Наша смерть — это просто исчезновение выстроенного нами виртуального мира.

Мы отличаемся друг от друга не богатством внутреннего мира, а тем,  к чему мы в нём движемся, и какую роль мы в нём играем. За время своего существования на Земле каждый человек постоянно строит и перестраивает воображаемое здание своей жизни. И более всего каждого из нас волнует концовка этого строительства, ибо именно в ней проступит смысл всей жизни. Мы часто говорим: вот пойму что-то, вот увижу что-то, вот добьюсь чего-то… тогда и помирать можно. Иными словами, каждый из нас хочет завершить свою жизнь на высокой ноте. Выходит, наша жизнь — это неукротимое стремление нашей души ввысь.
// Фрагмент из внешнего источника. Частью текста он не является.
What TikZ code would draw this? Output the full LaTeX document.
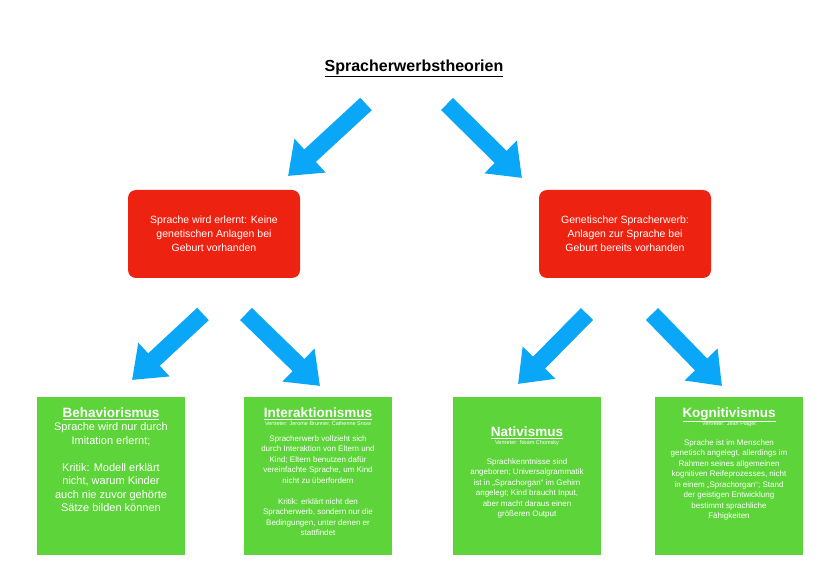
\documentclass[tikz,border=0pt]{standalone}
\usepackage{fontspec}
\setmainfont{Liberation Sans}
\usetikzlibrary{arrows.meta}
\definecolor{rd}{HTML}{EE2211}
\definecolor{gr}{HTML}{5DD43A}
\definecolor{bl}{HTML}{0AA6F7}
\tikzset{
  redbox/.style={fill=rd,rounded corners=8pt,minimum width=172pt,minimum height=88pt,text=white,align=center,font=\fontsize{10.5}{14}\selectfont,inner sep=0pt},
  grbox/.style={fill=gr,minimum width=148pt,minimum height=158pt,text=white,align=center,inner sep=0pt},
  barrow/.style={bl,line width=17pt,-{Triangle[width=44pt,length=30pt]}},
}
\newcommand{\ttl}[1]{{\fontsize{13.5}{16}\selectfont\bfseries\underline{#1}}}
\newcommand{\vtr}[1]{{\fontsize{5.5}{7}\selectfont #1}}
\begin{document}
\begin{tikzpicture}[x=1pt,y=-1pt]
\useasboundingbox (0,0) rectangle (828,585);
\fill[white] (0,0) rectangle (828,585);
\node (title) at (414,68) {\fontsize{16}{18}\selectfont\bfseries\underline{Spracherwerbstheorien}};
\node[redbox] (rl) at (214,234) {Sprache wird erlernt: Keine\\genetischen Anlagen bei\\Geburt vorhanden};
\node[redbox] (rr) at (625,234) {Genetischer Spracherwerb:\\Anlagen zur Sprache bei\\Geburt bereits vorhanden};
\node[grbox] (b) at (111,476) {};
\node[align=center,text=white,font=\fontsize{11}{13.5}\selectfont,anchor=north] (bt) at (111,404) {\ttl{Behaviorismus}\\Sprache wird nur durch\\Imitation erlernt;\\[13.5pt]Kritik: Modell erklärt\\nicht, warum Kinder\\auch nie zuvor gehörte\\Sätze bilden können};
\node[grbox] (i) at (318,476) {};
\node[align=center,text=white,font=\fontsize{8}{10.5}\selectfont,anchor=north] (it) at (318,404) {\ttl{Interaktionismus}\\[-2pt]\vtr{Vertreter: Jerome Brunner, Catherine Snow}\\[5pt]Spracherwerb vollzieht sich\\durch Interaktion von Eltern und\\Kind; Eltern benutzen dafür\\vereinfachte Sprache, um Kind\\nicht zu überfordern\\[10.5pt]Kritik: erklärt nicht den\\Spracherwerb, sondern nur die\\Bedingungen, unter denen er\\stattfindet};
\node[grbox] (n) at (527,476) {};
\node[align=center,text=white,font=\fontsize{8}{10.5}\selectfont,anchor=north] (nt) at (527,423) {\ttl{Nativismus}\\[-2pt]\vtr{Vertreter: Noam Chomsky}\\[9pt]Sprachkenntnisse sind\\angeboren; Universalgrammatik\\ist in „Sprachorgan“ im Gehirn\\angelegt; Kind braucht Input,\\aber macht daraus einen\\größeren Output};
\node[grbox] (k) at (729,476) {};
\node[align=center,text=white,font=\fontsize{8}{10.5}\selectfont,anchor=north] (kt) at (729,404) {\ttl{Kognitivismus}\\[-2pt]\vtr{Vertreter: Jean Piaget}\\[9pt]Sprache ist im Menschen\\genetisch angelegt, allerdings im\\Rahmen seines allgemeinen\\kognitiven Reifeprozesses, nicht\\in einem „Sprachorgan“; Stand\\der geistigen Entwicklung\\bestimmt sprachliche\\Fähigkeiten};
\coordinate (a1s) at (366,104); \coordinate (a1e) at (288,176);
\coordinate (a2s) at (447,104); \coordinate (a2e) at (522,178);
\coordinate (a3s) at (203,314); \coordinate (a3e) at (132,380);
\coordinate (a4s) at (246,314); \coordinate (a4e) at (320,386);
\coordinate (a5s) at (587,314); \coordinate (a5e) at (518,384);
\coordinate (a6s) at (652,314); \coordinate (a6e) at (722,386);
\foreach \s/\e in {a1s/a1e,a2s/a2e,a3s/a3e,a4s/a4e,a5s/a5e,a6s/a6e}
  \draw[barrow] (\s) -- (\e);
\end{tikzpicture}
\end{document}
— Он всё ещё спит? — услышал Сергей голос Зои.
— Да, слава богу, его сердце работает, — сказал медбрат.
Она с тревогой спросила:
— Но ведь самое страшное уже позади?
— Молитесь, чтобы приступ не повторился. Идёмте в другую палату, я покажу вам пустую койку. Попробуйте немного поспать.

Они ушли, и Сергей тоже попробовал заснуть. Проснулся от приступа кашля и булькающих хрипов доносящихся из глубин его лёгких. «Новый приступ, — понял он,  — это конец». И эта мысль не испугала его. В этот миг он уже не думал о себе. Последнее, что сотворило его сознание, было: «Бедная Зоя! Кто теперь скажет тебе, что ты — красавица, что ты — лучшая на свете».